## TASK GOAL:
Could the lines from the start of the data through the line with "const worstB = [0.013, 0.025];" be set down exactly, with no pictures among them?
:::::
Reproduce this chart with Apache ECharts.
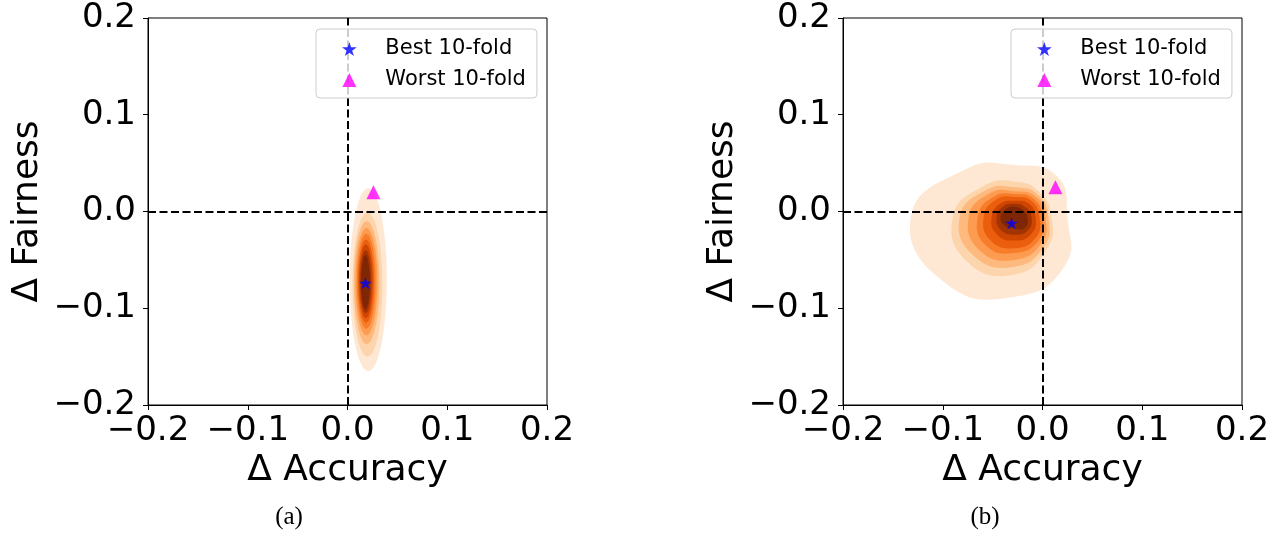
<!DOCTYPE html>
<html>
<head>
<meta charset="utf-8">
<script src="https://cdn.jsdelivr.net/npm/echarts@6/dist/echarts.min.js"></script>
<style>
  html, body { margin: 0; padding: 0; background: #ffffff; }
  #chart { width: 1286px; height: 542px; }
</style>
</head>
<body>
<div id="chart"></div>
<script>
// Axis ticks shared by both panels (Δ Accuracy on x, Δ Fairness on y)
const axisTicks = [-0.2, -0.1, 0.0, 0.1, 0.2];
const seriesNames = ['Best 10-fold', 'Worst 10-fold'];
const captions = ['(a)', '(b)'];

// Best / worst 10-fold results: [Δ Accuracy, Δ Fairness]
const bestA = [0.018, -0.074];
const worstA = [0.026, 0.020];
const bestB = [-0.031, -0.012];
const worstB = [0.013, 0.025];

// Filled density levels, lowest (outer) to highest (inner)
const levelColors = ['#fee8d3', '#fdd5ac', '#fdb97e', '#fd9c51', '#f87d2a',
                     '#ea5e0d', '#ce4401', '#a23403', '#7f2704'];

// Panel (a): each density level as an ellipse [cx, cy, rx, ry]
const densityA = [
  [0.0208, -0.0705, 0.0186, 0.0945],
  [0.0200, -0.0755, 0.0150, 0.0745],
  [0.0192, -0.0735, 0.0128, 0.0635],
  [0.0190, -0.0725, 0.0110, 0.0555],
  [0.0188, -0.0720, 0.0094, 0.0490],
  [0.0186, -0.0720, 0.0080, 0.0430],
  [0.0184, -0.0720, 0.0068, 0.0380],
  [0.0182, -0.0725, 0.0056, 0.0325],
  [0.0180, -0.0730, 0.0044, 0.0280]
];

// Panel (b): each density level as radii around a centre,
// at 0°, 45°, 90°, ... 315° (counter-clockwise from +x)
const densityBCentre = [-0.028, -0.006];
const densityB = [
  [0.053, 0.060, 0.054, 0.070, 0.104, 0.097, 0.082, 0.071],
  [0.037, 0.036, 0.037, 0.045, 0.062, 0.066, 0.059, 0.046],
  [0.034, 0.033, 0.031, 0.040, 0.055, 0.057, 0.051, 0.042],
  [0.031, 0.030, 0.027, 0.035, 0.046, 0.049, 0.044, 0.038],
  [0.028, 0.027, 0.024, 0.030, 0.037, 0.041, 0.037, 0.034],
  [0.025, 0.024, 0.021, 0.026, 0.031, 0.034, 0.032, 0.030],
  [0.021, 0.020, 0.017, 0.020, 0.023, 0.025, 0.024, 0.024],
  [0.017, 0.015, 0.014, 0.016, 0.018, 0.019, 0.018, 0.019],
  [0.013, 0.011, 0.011, 0.012, 0.014, 0.013, 0.012, 0.015]
];

const FONT = '"DejaVu Sans", "Noto Sans", sans-serif';
const SERIF = '25px "Liberation Serif", "DejaVu Serif", serif';
const STAR = 'path://M0,-10 L2.245,-3.09 L9.511,-3.09 L3.633,1.18 L5.878,8.09 L0,3.82 ' +
             'L-5.878,8.09 L-3.633,1.18 L-9.511,-3.09 L-2.245,-3.09 Z';
const TRIANGLE = 'path://M0,-10 L10,10 L-10,10 Z';

function ellipseRing(e) {
  const pts = [];
  for (let k = 0; k < 72; k++) {
    const t = (k / 72) * Math.PI * 2;
    pts.push([e[0] + e[2] * Math.cos(t), e[1] + e[3] * Math.sin(t)]);
  }
  return pts;
}
function radialRing(centre, radii) {
  return radii.map((r, k) => {
    const t = (k / radii.length) * Math.PI * 2;
    return [centre[0] + r * Math.cos(t), centre[1] + r * Math.sin(t)];
  });
}

const ringsA = densityA.map(ellipseRing);
const ringsB = densityB.map(r => radialRing(densityBCentre, r));

function tickLabel(v) {
  const s = Math.abs(v).toFixed(1);
  return (v < -1e-9 ? '\u2212' : '') + s;
}

function densitySeries(idx, rings, smooth) {
  return {
    type: 'custom',
    xAxisIndex: idx, yAxisIndex: idx,
    silent: true, z: 1,
    data: rings.map((r, i) => [r[0][0], r[0][1], i]),
    renderItem: function (params, api) {
      const ring = rings[params.dataIndex];
      const pts = ring.map(p => api.coord(p));
      return {
        type: 'polygon',
        shape: { points: pts, smooth: smooth },
        style: { fill: levelColors[params.dataIndex], stroke: null }
      };
    }
  };
}

function zeroLines(idx) {
  return {
    type: 'line', xAxisIndex: idx, yAxisIndex: idx, data: [], z: 3,
    markLine: {
      silent: true, symbol: ['none', 'none'], label: { show: false },
      lineStyle: { color: '#000000', width: 2, type: [8, 3.5] },
      data: [{ xAxis: 0 }, { yAxis: 0 }]
    }
  };
}

function pointSeries(idx, best, worst) {
  return [
    { name: seriesNames[0], type: 'scatter', xAxisIndex: idx, yAxisIndex: idx, z: 5,
      symbol: STAR, symbolSize: 13, symbolKeepAspect: true,
      itemStyle: { color: '#0000ff' }, data: [best] },
    { name: seriesNames[1], type: 'scatter', xAxisIndex: idx, yAxisIndex: idx, z: 5,
      symbol: TRIANGLE, symbolSize: 14, symbolKeepAspect: true,
      itemStyle: { color: '#ff00ff' }, data: [worst] }
  ];
}

function xAxis(idx) {
  return {
    type: 'value', gridIndex: idx,
    min: axisTicks[0], max: axisTicks[axisTicks.length - 1], interval: 0.1,
    name: '\u0394 Accuracy', nameLocation: 'middle', nameGap: 42,
    nameTextStyle: { fontSize: 36, fontFamily: FONT, color: '#000' },
    axisLine: { show: true, onZero: false, lineStyle: { color: '#000', width: 1 } },
    axisTick: { show: true, inside: false, length: 5, lineStyle: { color: '#000', width: 1 } },
    axisLabel: { formatter: tickLabel, fontSize: 34, fontFamily: FONT, color: '#000', margin: 9,
                 showMinLabel: true, showMaxLabel: true, hideOverlap: false },
    splitLine: { show: false }
  };
}
function yAxis(idx) {
  return {
    type: 'value', gridIndex: idx,
    min: axisTicks[0], max: axisTicks[axisTicks.length - 1], interval: 0.1,
    name: '\u0394 Fairness', nameLocation: 'middle', nameGap: 102, nameRotate: 90,
    nameTextStyle: { fontSize: 36, fontFamily: FONT, color: '#000' },
    axisLine: { show: true, onZero: false, lineStyle: { color: '#000', width: 1 } },
    axisTick: { show: true, inside: false, length: 5, lineStyle: { color: '#000', width: 1 } },
    axisLabel: { formatter: tickLabel, fontSize: 34, fontFamily: FONT, color: '#000', margin: 12,
                 showMinLabel: true, showMaxLabel: true, hideOverlap: false },
    splitLine: { show: false }
  };
}

function legend(left) {
  return {
    data: [
      { name: seriesNames[0], icon: STAR },
      { name: seriesNames[1], icon: TRIANGLE }
    ],
    orient: 'vertical', left: left, top: 29, symbolKeepAspect: true,
    padding: [9, 11, 7, 26], itemWidth: 62, itemHeight: 14, itemGap: 9,
    textStyle: { fontSize: 21, fontFamily: FONT, color: '#000', lineHeight: 22 },
    borderColor: '#cccccc', borderWidth: 1, borderRadius: 4,
    backgroundColor: 'rgba(255,255,255,0.8)', selectedMode: false, z: 10
  };
}

const chart = echarts.init(document.getElementById('chart'), null, { renderer: 'canvas' });
chart.setOption({
  animation: false,
  backgroundColor: '#ffffff',
  grid: [
    { left: 148, top: 18, width: 399, height: 387, show: true, borderColor: '#000', borderWidth: 1,
      backgroundColor: 'transparent', containLabel: false, outerBoundsMode: 'none' },
    { left: 843, top: 18, width: 399, height: 387, show: true, borderColor: '#000', borderWidth: 1,
      backgroundColor: 'transparent', containLabel: false, outerBoundsMode: 'none' }
  ],
  xAxis: [xAxis(0), xAxis(1)],
  yAxis: [yAxis(0), yAxis(1)],
  legend: [legend(316), legend(1011)],
  graphic: [
    { type: 'text', x: 289, y: 517, style: { text: captions[0], font: SERIF, fill: '#000', align: 'center', verticalAlign: 'middle' } },
    { type: 'text', x: 985, y: 517, style: { text: captions[1], font: SERIF, fill: '#000', align: 'center', verticalAlign: 'middle' } }
  ],
  series: [
    densitySeries(0, ringsA, 0),
    densitySeries(1, ringsB, 0.5),
    zeroLines(0),
    zeroLines(1),
    ...pointSeries(0, bestA, worstA),
    ...pointSeries(1, bestB, worstB)
  ]
});
</script>
</body>
</html>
:::::
## ANSWER TO THE PROBLEM:
Reproduce this chart with Apache ECharts.
<!DOCTYPE html>
<html>
<head>
<meta charset="utf-8">
<script src="https://cdn.jsdelivr.net/npm/echarts@6/dist/echarts.min.js"></script>
<style>
  html, body { margin: 0; padding: 0; background: #ffffff; }
  #chart { width: 1286px; height: 542px; }
</style>
</head>
<body>
<div id="chart"></div>
<script>
// Axis ticks shared by both panels (Δ Accuracy on x, Δ Fairness on y)
const axisTicks = [-0.2, -0.1, 0.0, 0.1, 0.2];
const seriesNames = ['Best 10-fold', 'Worst 10-fold'];
const captions = ['(a)', '(b)'];

// Best / worst 10-fold results: [Δ Accuracy, Δ Fairness]
const bestA = [0.018, -0.074];
const worstA = [0.026, 0.020];
const bestB = [-0.031, -0.012];
const worstB = [0.013, 0.025];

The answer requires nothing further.